Some people recommend creating separate accounts (i.e. sinking funds) for large upcoming purchases, like a new car, a down payment for a house, or a large home repair. We’ve chosen to keep one account in Ally and co-mingle our savings for these future large purchases with our emergency fund.  

In fact, we are currently saving money to pay for our campervan and the conversion. This money is in our Ally account that also serves as our emergency fund, so we have much more than six months of living expenses in this account.

Once we complete the van build, we will very likely go back to about six months of savings in our emergency fund. Because we are both working and have other assets that we could pull from in a true emergency (e.g. Roth IRAs) if absolutely needed, we feel good about keeping the emergency fund at this level.

We Use Credit Cards as Much as Possible

All aspects of our finances are quite simple until we start talking about credit cards. We each have a number of credit cards that we’ve had open for a long time, and we also churn through credit cards for travel rewards.  

We put the vast majority of our purchases on credit cards because we like to receive rewards for our purchases. We are not the kind of people who buy more things on credit than if we used cash. In fact, it’s the opposite. If I have cash, I burn through it because what I use it on is not actually tracked in our accounts.  

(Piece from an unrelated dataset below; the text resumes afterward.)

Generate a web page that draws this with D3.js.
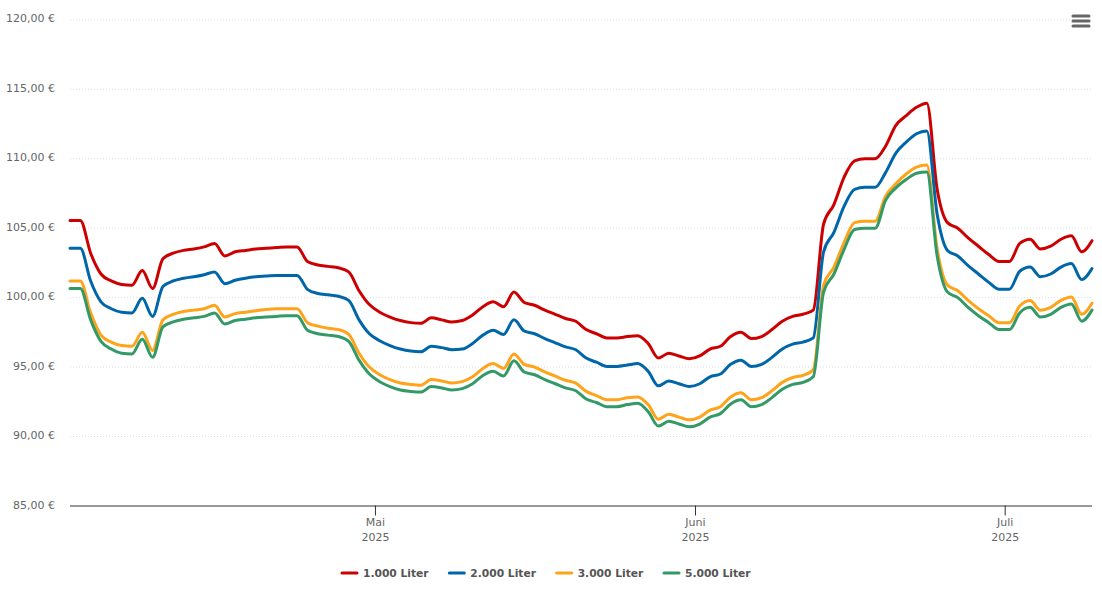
<!DOCTYPE html>
<html lang="de">
<head>
    <meta charset="UTF-8">
    <title>Heizölpreise</title>
    <script src="https://d3js.org/d3.v7.min.js"></script>
    <style>
        html, body { margin: 0; padding: 0; background: #fff; }
        svg { display: block; font-family: "DejaVu Sans", sans-serif; }
    </style>
</head>
<body>
    <svg id="chart" width="1102" height="601"></svg>
<script>
    // one value per day, starting April 1st
    let liter1000 = [105.55,105.55,103.2,101.7,101.2,100.95,100.9,101.95,100.65,102.8,
        103.2,103.4,103.5,103.65,103.9,103.0,103.3,103.4,103.5,103.55,
        103.6,103.65,103.65,102.6,102.35,102.25,102.15,101.85,100.5,99.5,
        98.95,98.6,98.35,98.2,98.15,98.55,98.4,98.25,98.35,98.75,
        99.35,99.7,99.35,100.4,99.65,99.45,99.1,98.8,98.5,98.3,
        97.7,97.4,97.1,97.1,97.2,97.25,96.7,95.65,96.0,95.8,
        95.6,95.8,96.3,96.5,97.2,97.5,97.05,97.2,97.7,98.3,
        98.65,98.8,99.1,105.3,106.7,108.7,109.85,110.0,110.0,110.9,
        112.4,113.1,113.7,114.0,107.8,105.4,105.0,104.3,103.7,103.1,
        102.6,102.6,103.9,104.2,103.5,103.7,104.2,104.45,103.3,104.1]
    let liter2000 = [103.55,103.55,101.2,99.7,99.2,98.95,98.9,99.95,98.65,100.8,
        101.2,101.4,101.5,101.65,101.85,101.0,101.25,101.4,101.5,101.55,
        101.6,101.6,101.6,100.6,100.3,100.2,100.1,99.8,98.4,97.4,
        96.9,96.55,96.3,96.15,96.1,96.5,96.4,96.25,96.3,96.7,
        97.3,97.65,97.35,98.4,97.6,97.4,97.05,96.75,96.45,96.25,
        95.65,95.35,95.05,95.05,95.15,95.25,94.7,93.65,94.0,93.8,
        93.6,93.8,94.3,94.5,95.2,95.5,95.05,95.2,95.7,96.3,
        96.65,96.8,97.1,103.3,104.7,106.6,107.8,107.95,107.95,109.0,
        110.4,111.2,111.8,112.0,106.0,103.4,103.0,102.3,101.7,101.1,
        100.6,100.6,101.9,102.2,101.5,101.7,102.2,102.45,101.3,102.1]
    let liter3000 = [101.2,101.2,98.9,97.3,96.8,96.55,96.5,97.5,96.2,98.4,
        98.8,99.0,99.1,99.2,99.45,98.6,98.85,98.95,99.05,99.15,
        99.2,99.2,99.2,98.2,97.95,97.8,97.7,97.35,96.0,95.0,
        94.45,94.1,93.85,93.75,93.7,94.1,94.0,93.85,93.95,94.3,
        94.9,95.25,94.9,95.95,95.2,95.0,94.65,94.35,94.05,93.85,
        93.25,92.95,92.65,92.65,92.8,92.85,92.3,91.25,91.6,91.4,
        91.2,91.4,91.9,92.15,92.85,93.15,92.65,92.8,93.3,93.9,
        94.25,94.4,94.8,100.9,102.2,104.0,105.4,105.5,105.5,107.3,
        108.2,108.9,109.4,109.55,103.5,100.9,100.5,99.8,99.2,98.7,
        98.2,98.2,99.4,99.8,99.1,99.3,99.8,100.05,98.8,99.6]
    let liter5000 = [100.65,100.65,98.4,96.85,96.3,96.0,95.95,97.0,95.7,97.9,
        98.25,98.45,98.55,98.65,98.9,98.1,98.35,98.45,98.55,98.6,
        98.65,98.7,98.7,97.65,97.4,97.3,97.2,96.85,95.5,94.5,
        93.95,93.6,93.35,93.25,93.2,93.6,93.5,93.35,93.45,93.8,
        94.4,94.7,94.35,95.45,94.65,94.45,94.1,93.8,93.5,93.3,
        92.7,92.45,92.15,92.15,92.3,92.4,91.8,90.75,91.1,90.9,
        90.7,90.9,91.4,91.65,92.35,92.65,92.15,92.3,92.8,93.4,
        93.75,93.9,94.3,100.4,101.7,103.5,104.9,105.0,105.0,107.0,
        107.9,108.5,108.95,109.05,103.0,100.4,100.0,99.3,98.7,98.2,
        97.7,97.7,98.9,99.3,98.6,98.8,99.3,99.55,98.3,99.1]

    let seriesNames = ['1.000 Liter', '2.000 Liter', '3.000 Liter', '5.000 Liter']
    let seriesValues = [liter1000, liter2000, liter3000, liter5000]
    let colors = ['#cc0000', '#0066aa', '#ffa31a', '#339966']

    let yTicks = [85, 90, 95, 100, 105, 110, 115, 120]
    let xTicks = [new Date(Date.UTC(2025, 4, 1)), new Date(Date.UTC(2025, 5, 1)), new Date(Date.UTC(2025, 6, 1))]
    let xTickMonths = ['Mai', 'Juni', 'Juli']
    let firstDay = new Date(Date.UTC(2025, 3, 1, 11))
    // utcDay.range would snap to midnight, the points sit at 11:00
    let days = liter1000.map((d, i) => d3.utcDay.offset(firstDay, i))

    let plotLeft = 70, plotRight = 1092, plotTop = 19.8, plotBottom = 506

    let x = d3.scaleUtc().domain([days[0], days[days.length - 1]]).range([plotLeft, plotRight])
    let y = d3.scaleLinear().domain([85, 120]).range([plotBottom, plotTop])

    let svg = d3.select('#chart')

    // y axis with dotted grid lines
    let yAxis = svg.append('g')
        .attr('transform', `translate(${plotLeft},0)`)
        .call(d3.axisLeft(y)
            .tickValues(yTicks)
            .offset(0)
            .tickSize(-(plotRight - plotLeft))
            .tickPadding(15)
            .tickFormat(d => d3.format('.2f')(d).replace('.', ',') + ' €'))
    yAxis.select('.domain').remove()
    yAxis.selectAll('line').attr('stroke', '#dedede').attr('stroke-dasharray', '1,2')
    yAxis.selectAll('text').attr('fill', '#666').attr('font-size', 11).attr('font-family', '"DejaVu Sans"').attr('y', -1)
    yAxis.selectAll('.tick').filter(d => d === 85).select('line').remove()

    // x axis, month and year on two lines
    let xAxis = svg.append('g')
        .attr('transform', `translate(0,${plotBottom - 0.5})`)
        .call(d3.axisBottom(x).tickValues(xTicks).tickSize(10).tickFormat(''))
    xAxis.select('.domain').attr('stroke', '#333').attr('d', `M${plotLeft},0.5H${plotRight}`)
    xAxis.selectAll('line').attr('stroke', '#333')
    xAxis.selectAll('.tick').each(function (d, i) {
        let t = d3.select(this).select('text').attr('fill', '#666').attr('font-size', 11)
            .attr('font-family', '"DejaVu Sans"').attr('y', 17).attr('dy', 3)
        t.append('tspan').attr('x', 0).text(xTickMonths[i])
        t.append('tspan').attr('x', 0).attr('dy', 15).text('2025')
    })

    // price lines
    let line = d3.line()
        .x((d, i) => x(days[i]))
        .y(d => y(d))
        .curve(d3.curveMonotoneX)

    svg.append('g').selectAll('path')
        .data(seriesValues)
        .join('path')
        .attr('fill', 'none')
        .attr('stroke', (d, i) => colors[i])
        .attr('stroke-width', 3)
        .attr('stroke-linejoin', 'round')
        .attr('stroke-linecap', 'round')
        .attr('d', line)

    // legend
    let legendX = d3.scalePoint().domain(seriesNames).range([342, 664])
    let legend = svg.append('g').selectAll('g')
        .data(seriesNames)
        .join('g')
        .attr('transform', d => `translate(${legendX(d)},573)`)
    legend.append('line')
        .attr('x1', 0).attr('x2', 15)
        .attr('stroke', (d, i) => colors[i])
        .attr('stroke-width', 3)
        .attr('stroke-linecap', 'round')
    legend.append('text')
        .attr('x', 21).attr('dy', 4)
        .attr('fill', '#555')
        .attr('font-size', 10.7)
        .attr('font-weight', 'bold')
        .text(d => d)

    // export menu button
    svg.append('g').selectAll('line')
        .data([16, 21, 26])
        .join('line')
        .attr('x1', 1073).attr('x2', 1089)
        .attr('y1', d => d).attr('y2', d => d)
        .attr('stroke', '#666')
        .attr('stroke-width', 3)
        .attr('stroke-linecap', 'round')
</script>
</body>
</html>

We pay off all of our credit cards in FULL every month. It is not worth pursuing any sort of credit card rewards or travel hacking if you are going to go into debt to do it.

We have a few basic credit cards with no annual fee that we keep open for the credit history, even if we do not use them frequently. When a card has an annual fee, we consider whether the card benefits outweigh the cost. There are some cards we’ve chosen to keep open and others we’ve closed.  

We actively pursue travel rewards. In the past few years, credit card rewards have paid for flights to Hawaii, Europe, Panama, and a number of domestic US destinations. While traveling, we have used credit card rewards for many hotel stays, Airbnb, local transportation, and activities.  We estimate that we save about $2,000-3,000/year by doing this.

Even during COVID when we weren’t traveling a lot, we used travel rewards to cover things like:

  • Part of a cabin rental up in Maine
  • Flights to Washington to visit Corey’s family
  • Flights and a rental car for our upcoming Napa trip this fall

Since we weren’t traveling much, we also converted some of the points into cash.

Travel hacking can be complicated, but for us, it is worth it. If you are interested in travel hacking, I’d recommend reviewing our Travel Hacking 101 post which will tell you about the types of travel rewards credit cards available and tips to travel for free. 

Using credit cards in this way can be complicated, so it’s important to diligently track everything. This is why we keep a spreadsheet of all of our credit cards to track information like date opened, reward requirements, annual fee, etc.

Personal Finances are Personal

Managing your finances is something that evolves over time. We continue to make small improvements to our process. We haven’t optimized all aspects of our finances, but this is the method that works for us right now.

You very likely manage your money differently than we do, and that’s okay. The most important thing is that it’s intentional.

Everyone has to choose what is important to them, often at the expense of something else. We’d likely have a higher net worth if we were to keep a smaller cash reserve in our checking account and emergency fund and invest that money in the market. However, we prefer the peace of mind that comes with this larger cushion, even with the known opportunity cost of having less money invested.

If you are new to managing your finances or are looking to improve how you manage your money, I’ll leave you with several guiding principles that inform our approach to money:

  1. Spend your mental energy on the areas that matter most
  2. Create a plan or goal and track your progress along the way
  3. Automate your investments and as much of your day-to-day activities as possible
  4. Save more money than you spend to buy back your time
  5. Make small improvements to your process over time

How have you chosen to manage your finances? Do you have any practices that seem counterintuitive but work for you?